The police have rounded up six suspects but the “investigation” into the attack is a farce. Those arrested included four students from the eastern province temporarily residing in Jaffna. All six had to be granted bail because eyewitnesses were unable to pick them out in an identification parade.

The Uthayan cartoon of the EPDP leader might have been the trigger for the attack, but there are other possibilities. The newspaper regularly publishes reports of the repressive activities of the security forces against Tamils in the North and East. Sections of the military and associated Tamil militaries have the means and motive for the assault on the Uthayan offices.

The attack is calculated to further inflame communal tensions and undermine attempts to restart peace talks. Over the last month, more than 150 people including LTTE cadre, civilians and military personnel have been killed by both sides in what amounts to an undeclared war in the North and East. The violence sharply escalated after the provocative killing of prominent pro-LTTE politician V. Vigneswaran in broad daylight on April 7. Police have not caught his murderers.

Last August Uthayan’s sister paper in Colombo, Sudar Oli was the subject of a racist campaign, including grenade attacks on its main office and a branch office in Colombo that killed one person and injured four. One of its journalists was physically attacked by a Janatha Vimukthi Peramuna (JVP) mob near Fort Station in central Colombo. An editorial in Uthayan last week noted that the newspaper had during its 20-year history faced threats by armed groups and direct physical attacks before.

The government’s attempt to blame the LTTE for the latest assault on the Uthayan offices lacks any credibility. Neither the police nor the ministers have offered a shred of evidence implicating the LTTE. Moreover, on the face of it, the LTTE has no reason to attack its own supporters to embarrass Rajapakse on international press freedom day. The long history of trampling on democratic rights by successive Colombo governments and the security forces is “embarrassing” enough without having to artificially manufacture further proof.

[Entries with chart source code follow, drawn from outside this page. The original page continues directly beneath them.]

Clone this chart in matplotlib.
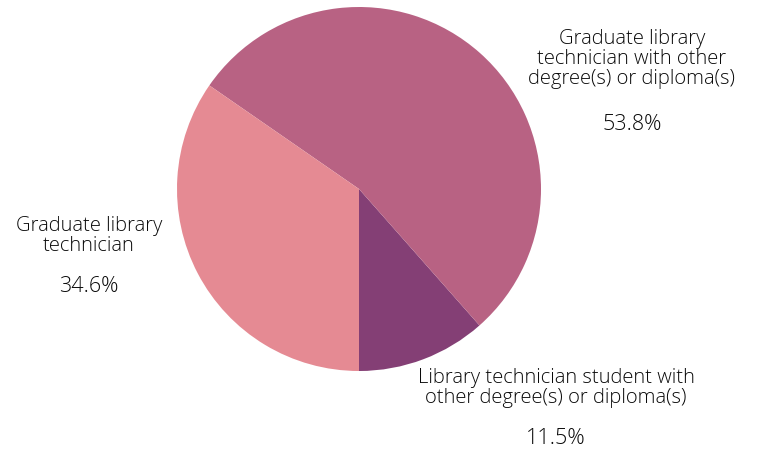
import matplotlib
matplotlib.use("Agg")
import matplotlib.pyplot as plt

# 数据
labels = ["Library technician student with\nother degree(s) or diploma(s)",
          "Graduate library\ntechnician with other\ndegree(s) or diploma(s)",
          "Graduate library\ntechnician"]
values = [11.5, 53.8, 34.6]
colors = ["#843f75", "#b86283", "#e58a93"]

plt.rcParams["font.family"] = ["Open Sans", "DejaVu Sans"]

W, H = 757, 451
fig = plt.figure(figsize=(W / 100, H / 100), dpi=100)
ax = fig.add_axes([0, 0, 1, 1])

cx, cy, r = 359, H - 189, 182
ax.pie(values, colors=colors, startangle=270, counterclock=True,
       center=(cx, cy), radius=r, frame=True)
ax.set_xlim(0, W)
ax.set_ylim(0, H)
ax.set_aspect("equal")
ax.axis("off")

# 标签位置 (像素)
label_pos = [(556, 388), (632, 59), (89, 236)]
pct_pos = [(556, 438), (632, 124), (89, 287)]
for lab, v, (lx, ly), (px, py) in zip(labels, values, label_pos, pct_pos):
    ax.text(lx, H - ly, lab, ha="center", va="center", fontsize=14.5,
            color="#0a0a0a", linespacing=0.98, fontweight="light")
    ax.text(px, H - py, f"{v}%", ha="center", va="center", fontsize=15.5,
            color="#0a0a0a", fontweight="light")

fig.savefig("out.png", dpi=100)
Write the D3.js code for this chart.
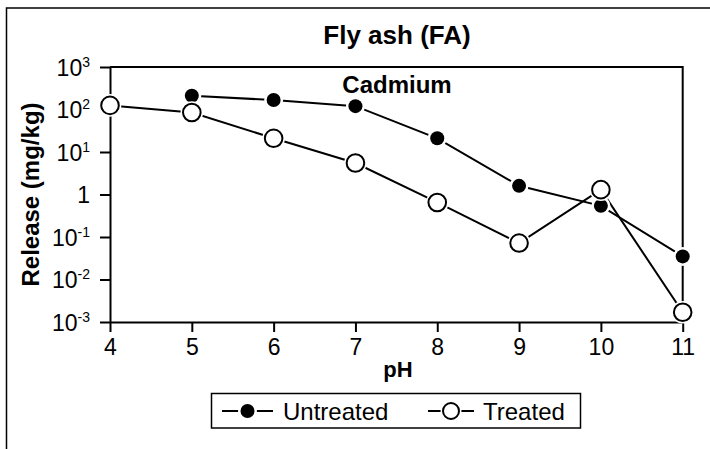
<!DOCTYPE html>
<html>
<head>
<meta charset="utf-8">
<script src="https://cdn.jsdelivr.net/npm/d3@7"></script>
<style>
  body { margin: 0; background: #fff; }
  svg text { font-family: Arial, "Liberation Sans", sans-serif; fill: #000; }
</style>
</head>
<body>
<div id="chart"></div>
<script>
// data (cadmium release vs pH)
var phUntreated = [5, 6, 7, 8, 9, 10, 11];
var relUntreated = [210, 167, 120, 21, 1.6, 0.54, 0.035];
var phTreated = [4, 5, 6, 7, 8, 9, 10, 11];
var relTreated = [125, 85, 21, 5.5, 0.65, 0.072, 1.3, 0.0017];
var xTicks = [4, 5, 6, 7, 8, 9, 10, 11];
var yTicks = [1e-3, 1e-2, 1e-1, 1, 1e1, 1e2, 1e3];
var yTickExp = [-3, -2, -1, 0, 1, 2, 3];

var width = 710, height = 449;
var pLeft = 110, pRight = 682.7, pTop = 67, pBottom = 322;

var svg = d3.select("#chart").append("svg")
    .attr("width", width)
    .attr("height", height);

// outer frame (only left and top edges show)
svg.append("path")
    .attr("d", "M6.5," + height + "V8H" + width)
    .attr("fill", "none")
    .attr("stroke", "#000")
    .attr("stroke-width", 1.5);

var x = d3.scaleLinear().domain([4, 11]).range([pLeft, pRight]);
var y = d3.scaleLog().domain([1e-3, 1e3]).range([pBottom, pTop]);

// plot box: top and right edges
svg.append("path")
    .attr("d", "M" + pLeft + "," + pTop + "H" + pRight + "V" + pBottom)
    .attr("fill", "none")
    .attr("stroke", "#000")
    .attr("stroke-width", 2);

var xAxis = svg.append("g")
    .attr("transform", "translate(0," + pBottom + ")")
    .call(d3.axisBottom(x).tickValues(xTicks).tickFormat(d3.format("d"))
        .tickSizeInner(10).tickSizeOuter(0).tickPadding(7));

var yAxis = svg.append("g")
    .attr("transform", "translate(" + pLeft + ",0)")
    .call(d3.axisLeft(y).tickValues(yTicks).tickSizeInner(10).tickSizeOuter(0).tickFormat(""));

[xAxis, yAxis].forEach(function (a) {
    a.select(".domain").attr("stroke", "#000").attr("stroke-width", 2);
    a.selectAll(".tick line").attr("stroke", "#000").attr("stroke-width", 2);
});
xAxis.selectAll(".tick text")
    .style("font-size", "23px")
    .style("font-family", "Arial, 'Liberation Sans', sans-serif")
    .attr("fill", "#000");

// y tick labels as 10^n with superscripts
yTicks.forEach(function (v, i) {
    var t = svg.append("text")
        .attr("x", 90)
        .attr("y", y(v) + 8.5)
        .attr("text-anchor", "end")
        .style("font-size", "23px");
    if (yTickExp[i] === 0) {
        t.text("1");
    } else {
        t.append("tspan").text("10");
        t.append("tspan")
            .attr("dy", -9)
            .style("font-size", "14px")
            .text(yTickExp[i]);
    }
});

// titles
svg.append("text")
    .attr("x", 397).attr("y", 44)
    .attr("text-anchor", "middle")
    .style("font-size", "26px").style("font-weight", "bold")
    .text("Fly ash (FA)");

svg.append("text")
    .attr("x", 397).attr("y", 93)
    .attr("text-anchor", "middle")
    .style("font-size", "24px").style("font-weight", "bold")
    .text("Cadmium");

svg.append("text")
    .attr("x", 398).attr("y", 377)
    .attr("text-anchor", "middle")
    .style("font-size", "22px").style("font-weight", "bold")
    .text("pH");

svg.append("text")
    .attr("transform", "translate(39," + (pTop + pBottom) / 2 + ") rotate(-90)")
    .attr("text-anchor", "middle")
    .style("font-size", "24px").style("font-weight", "bold")
    .text("Release (mg/kg)");

// series
var line = d3.line()
    .x(function (d) { return x(d[0]); })
    .y(function (d) { return y(d[1]); });

var untreated = d3.zip(phUntreated, relUntreated);
var treated = d3.zip(phTreated, relTreated);

svg.append("path").datum(untreated)
    .attr("d", line).attr("fill", "none").attr("stroke", "#000").attr("stroke-width", 2);
svg.append("path").datum(treated)
    .attr("d", line).attr("fill", "none").attr("stroke", "#000").attr("stroke-width", 2);

function markers(data, r, filled) {
    var g = svg.append("g");
    g.selectAll("circle.halo").data(data).enter().append("circle")
        .attr("class", "halo")
        .attr("cx", function (d) { return x(d[0]); })
        .attr("cy", function (d) { return y(d[1]); })
        .attr("r", r + 2.5)
        .attr("fill", "#fff");
    g.selectAll("circle.mark").data(data).enter().append("circle")
        .attr("class", "mark")
        .attr("cx", function (d) { return x(d[0]); })
        .attr("cy", function (d) { return y(d[1]); })
        .attr("r", r)
        .attr("fill", filled ? "#000" : "#fff")
        .attr("stroke", "#000")
        .attr("stroke-width", filled ? 0 : 2);
}
markers(untreated, 7, true);
markers(treated, 8.8, false);

// legend
var leg = svg.append("g");
leg.append("rect")
    .attr("x", 211.5).attr("y", 393.5)
    .attr("width", 369).attr("height", 34.5)
    .attr("fill", "#fff").attr("stroke", "#000").attr("stroke-width", 1.5);

var legItems = [
    { name: "Untreated", x0: 222, x1: 273, cx: 247.5, tx: 283, r: 7, filled: true },
    { name: "Treated", x0: 428, x1: 474, cx: 451, tx: 483, r: 8, filled: false }
];
var ly = 411;
legItems.forEach(function (d) {
    leg.append("line")
        .attr("x1", d.x0).attr("x2", d.x1).attr("y1", ly).attr("y2", ly)
        .attr("stroke", "#000").attr("stroke-width", 2);
    leg.append("circle").attr("cx", d.cx).attr("cy", ly).attr("r", d.r + 2.5).attr("fill", "#fff");
    leg.append("circle").attr("cx", d.cx).attr("cy", ly).attr("r", d.r)
        .attr("fill", d.filled ? "#000" : "#fff")
        .attr("stroke", "#000").attr("stroke-width", d.filled ? 0 : 2);
    leg.append("text")
        .attr("x", d.tx).attr("y", ly + 8.5)
        .style("font-size", "24px")
        .text(d.name);
});
</script>
</body>
</html>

There have been numerous instances since civil war erupted in 1983 of the media and journalists being attacked by thugs connected to politicians or the security forces. In April last year, unidentified gunmen abducted Saivaram Dharmeratnam, a prominent media columnist and co-editor of pro-LTTE TamilNet web site, and dumped his body in a high security zone near parliament. For much of the time, the country has been under emergency rule and subject to media censorship.

International media organisations have condemned the attack on Uthayan. The Committee to Protect Journalists (CPJ) executive director, Ann Cooper, urged President Rajapakse and the Sri Lankan Monitoring Mission (SLMM) overseeing the 2002 ceasefire to “address the safety of journalists on all sides of the conflict”. International Federation of Journalists (IFJ) president, Christopher Warren, said: “On the eve of world press freedom day and while the Sri Lankan government acknowledges the vital role of journalists in society, it is cruelly ironic that such a cold and calculated attack can take place.”

The assault on the Uthayan offices is a sharp warning not just to the media, but more broadly to working people, that a renewed and savage attack on basic democratic rights is already underway as the Rajapakse government and the military prepare to plunge the island back to civil war.